元禄16年7月4日。
隼人正が少し前から瘧(熱病)にかかり、この日病状が進み、2度気を失う。
未(午後1時)過ぎ、本多与兵衛・嶋松右衛門が側にいるのを見られる。
暇乞いに剣術を見ることを所望され、見物する。
近頃、福嶋八郎右衛門が早駆けで尾張にやって来たのは因幡の妻を離別させるための使いであった。
後払いで買った借金は数知れず。
隼人正はこれを聞いて気を病み、諌めようと手紙を自筆で細々書いているうちに気分が悪くなってしまった。
因幡の行いの悪さはどうしようもなく、酒と女の2つに溺れ、吉原に通うことも人目を憚らなかった。

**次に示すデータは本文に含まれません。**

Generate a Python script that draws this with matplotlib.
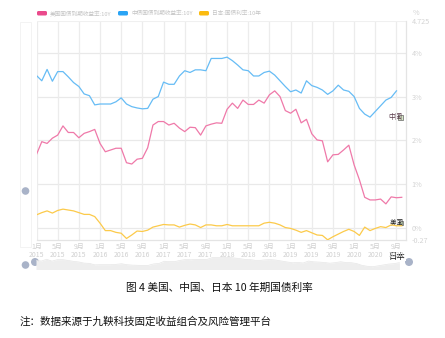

去年も大金を出して京から女を呼び寄せ、江戸に置いていた。
家老などが諌めたが聞き入れなかった。
去年も家老の伴三郎兵衛の耳に入って諌めたので隼人正は呼び返され、隠居を申し付けられた。
因州は常々畳の上では死なない、女の上で死ぬと語っていたと云々。
また隼人正に酒の決まりを立てていた。
酒宴での決まりは、こびへつらう者たちが盃を挙げて、たとえば七平様あがりませ、三七様あがりませと言うと喜んで酒を飲み、因幡と言うと飲まないということであった。
これは誓いから逃れるためであった。
隼人正の持病は去年から固まった血が便と共に下していた。
とても粘っており、引き伸ばすと数尺にもなり、放っておくとたちまち縮んで元のようになった。

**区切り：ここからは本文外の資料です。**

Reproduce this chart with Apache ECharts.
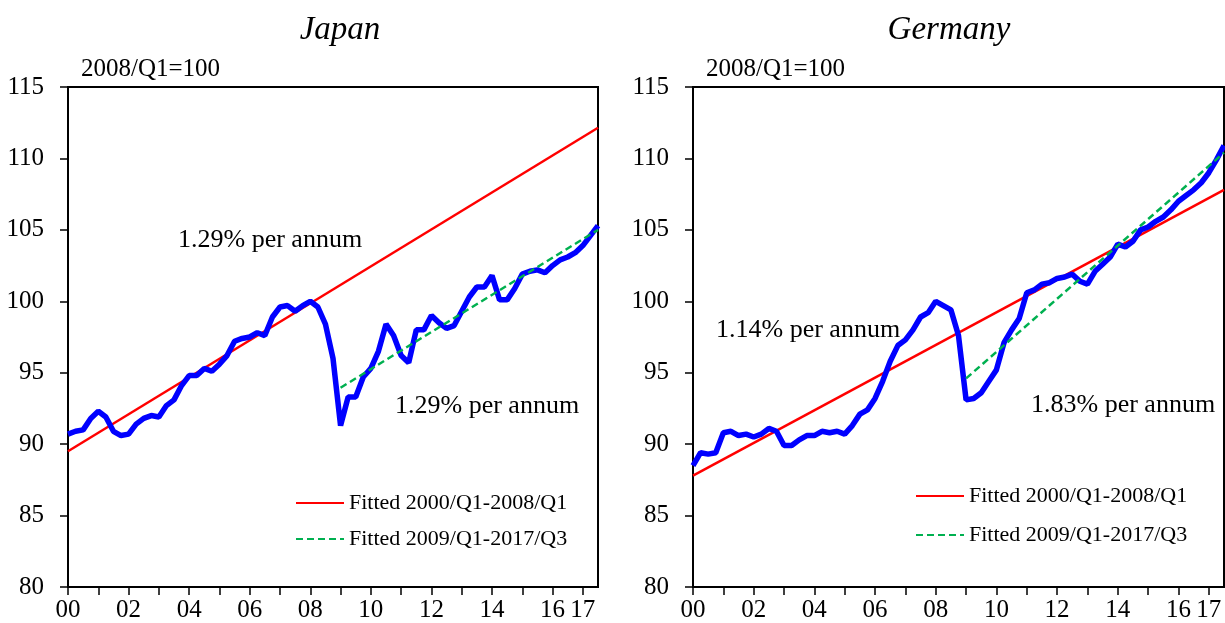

去る辰の年、江戸破損の修理に際して、大工・日用などを先年の価格ではできなかったので作事奉行杉原源蔵がなだめすかして何とかしていた。
このため大工棟梁は褒美金として金1両を得ていた。
この後、作料の増額を願い出たけれど源蔵は取り合わず、尾張とやって来ていた。
尾張へもたびたび状を送り、どうにもならないなら訴状を出すと言ったけれど取り合わなかった。
隼人正が尾張へ向かう際、品川で江戸の町人などが駕籠の中に訴状を入れた。
元は家老なども話し合ったことであったが、罪を源蔵1人にかぶせて閉門させ、隠居させた。
江戸の町人には作料を増額した。